Wage and Hour Division (WHD)
U.S. Department of Labor
US Department of Labor investigation finds more than $63,000 in back wages due employees at 3 Sheila’s Bakery locations in Michigan
Employees misclassified as independent contractors, denied overtime pay
DETROIT -- Sheila's Bakery LLC has signed an agreement with the U.S. Department of Labor to pay a total of $63,229 in back wages to 21 employees after an investigation by the department’s Wage and Hour Division determined that the Mexican bakery chain committed violations of the Fair Labor Standards Act at its three locations.
Investigators found that employees had been misclassified as independent contractors and consequently did not receive overtime pay as required by the FLSA. Employees either were paid a flat rate for all hours or received a flat weekly cash salary between $340 and $400, and were not compensated at time and one-half their regular rates for hours worked beyond 40 per week. The bakery also failed to maintain accurate time and payroll records.

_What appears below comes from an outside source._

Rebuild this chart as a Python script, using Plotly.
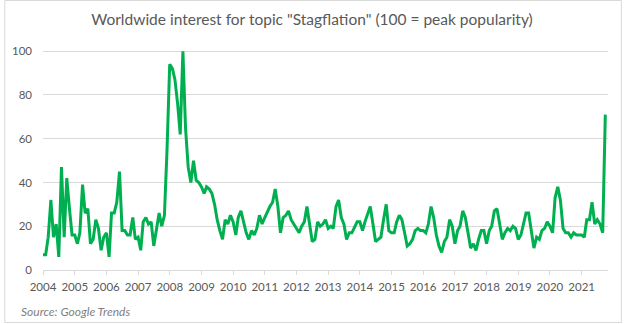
import pandas as pd
import plotly.graph_objects as go

# Monthly Google Trends interest, Jan 2004 - Oct 2021
interest = [
    7, 7, 15, 32, 15, 21, 6, 47, 15, 42, 28, 16,          # 2004
    16, 12, 17, 39, 26, 28, 12, 14, 23, 19, 9, 15,        # 2005
    17, 6, 26, 26, 31, 45, 18, 18, 16, 16, 24, 14,        # 2006
    15, 9, 22, 24, 21, 22, 11, 18, 26, 20, 25, 55,        # 2007
    94, 92, 87, 76, 62, 100, 65, 47, 40, 50, 41, 40,      # 2008
    38, 35, 38, 37, 35, 30, 23, 18, 14, 23, 21, 25,       # 2009
    22, 16, 24, 27, 22, 17, 14, 18, 16, 19, 25, 21,       # 2010
    24, 27, 29, 31, 37, 29, 17, 24, 25, 27, 23, 21,       # 2011
    19, 17, 20, 22, 29, 21, 13, 14, 22, 20, 21, 23,       # 2012
    19, 20, 19, 29, 32, 24, 21, 14, 17, 17, 20, 22,       # 2013
    22, 18, 22, 26, 29, 21, 13, 14, 15, 23, 30, 18,       # 2014
    17, 17, 22, 25, 23, 17, 11, 12, 14, 18, 19, 18,       # 2015
    18, 17, 21, 29, 24, 16, 11, 8, 13, 15, 23, 20,        # 2016
    12, 18, 20, 27, 24, 17, 10, 12, 9, 14, 18, 18,        # 2017
    12, 18, 20, 27, 28, 21, 14, 17, 19, 18, 20, 19,       # 2018
    14, 16, 21, 26, 26, 17, 10, 15, 14, 18, 19, 22,       # 2019
    20, 17, 33, 38, 32, 19, 17, 17, 15, 17, 16, 16,       # 2020
    16, 15, 23, 23, 31, 21, 23, 21, 17, 71,               # 2021
]
months = pd.date_range("2004-01-01", periods=len(interest), freq="MS")
years = list(range(2004, 2022))
year_ticks = [f"{y}-01-01" for y in years]
year_labels = [str(y) for y in years]
y_ticks = [0, 20, 40, 60, 80, 100]

W, H = 624, 324
ML, MR, MT, MB = 39, 16, 49, 54
PW, PH = W - ML - MR, H - MT - MB

def px_x(p):
    return (p - ML) / PW

def px_y(p):
    return (H - MB - p) / PH

fig = go.Figure()
fig.add_trace(go.Scatter(
    x=months, y=interest, mode="lines",
    line=dict(color="#00B050", width=3),
    hoverinfo="skip",
))

fig.update_layout(
    width=W, height=H,
    margin=dict(l=ML, r=MR, t=MT, b=MB),
    paper_bgcolor="white", plot_bgcolor="white",
    showlegend=False,
    font=dict(family="Lato, Carlito, sans-serif", color="#595959"),
    title=dict(
        text='Worldwide interest for topic "Stagflation" (100 = peak popularity)',
        x=0.5, xref="container", xanchor="center",
        y=1 - 20 / H, yref="container", yanchor="middle",
        font=dict(size=15.5, color="#595959"),
    ),
    xaxis=dict(
        range=["2004-01-01", "2021-11-01"],
        tickvals=year_ticks, ticktext=year_labels,
        showgrid=False, zeroline=False,
        showline=True, linecolor="#d9d9d9", linewidth=1,
        ticks="outside", ticklen=4, tickcolor="#d9d9d9",
        ticklabelstandoff=2,
        tickfont=dict(size=11.5, color="#595959"),
    ),
    yaxis=dict(
        range=[0, 101],
        tickvals=y_ticks,
        showgrid=True, gridcolor="#d9d9d9", gridwidth=1,
        zeroline=False, showline=False,
        ticklabelstandoff=10,
        tickfont=dict(size=11.5, color="#595959"),
    ),
    annotations=[dict(
        text="<i>Source: Google Trends</i>",
        xref="paper", yref="paper",
        x=px_x(15), y=px_y(311),
        xanchor="left", yanchor="middle",
        showarrow=False,
        font=dict(size=12, color="#7f7f7f"),
    )],
    shapes=[dict(
        type="rect", xref="paper", yref="paper",
        x0=px_x(0.5), x1=px_x(621.5), y0=px_y(322.5), y1=px_y(0.5),
        line=dict(color="#d9d9d9", width=1), layer="below",
    )],
)

fig.write_html("out.html")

“Employers are responsible for recording all hours worked by their employees and ensuring that they are properly paid,” said Nancy Bowlby, acting district director of the Wage and Hour Division in Detroit. “Employers cannot simply absolve themselves of their responsibility to pay proper wages and overtime to workers by classifying them as independent contractors. We are committed to ensuring a level playing field for all businesses and employers who abide by the rules.”
In addition to paying the back wages owed, Sheila’s Bakery and owner Fidencio Espejel have agreed to comply with the FLSA in the future, have implemented time card procedures to assist with maintaining accurate records and will conduct FLSA training for their staff at all locations. The chain employs about 25 workers between two locations, one in Detroit and one in Pontiac.
The misclassification of employees as independent contractors presents a serious problem for affected employees, employers and the entire economy. Misclassified employees often are denied access to critical benefits and protections – such as family and medical leave, overtime, minimum wage and Unemployment Insurance – to which they are entitled. Employee misclassification generates substantial losses to the U.S. Treasury and the Social Security and Medicare funds, as well as to state Unemployment Insurance and workers’ compensation funds. Misclassification also creates a competitive disadvantage for employers who comply with the law.
Under the FLSA, employers must distinguish employees from bona fide independent contractors. An employee – as distinguished from a person who is engaged in a business of his or her own – is one who, as a matter of economic reality, follows the usual path of an employee and is dependent on the business that he or she serves. For more information, visit http://www.dol.gov/whd/regs/compliance/whdfs13.htm.
The FLSA also requires that covered employees be paid at least the federal minimum wage of $7.25 for all hours worked, plus time and one-half their regular rates, including commissions, bonuses and incentive pay, for hours worked beyond 40 per week. Earnings may be determined on a piece-rate, salary, commission or some other basis, but in all such cases the overtime pay due must be computed using the employee’s average hourly rate. Employers are also required to maintain accurate time and payroll records.
The department has created a smartphone application, available at http://www.dol.gov/dol/apps, to help employees independently track the hours they work and determine the wages they are owed. Available in English and Spanish, users conveniently can track regular work hours, break times and any overtime hours for one or more employers. This new technology is significant because, instead of relying on their employers’ records, workers now can keep their own records.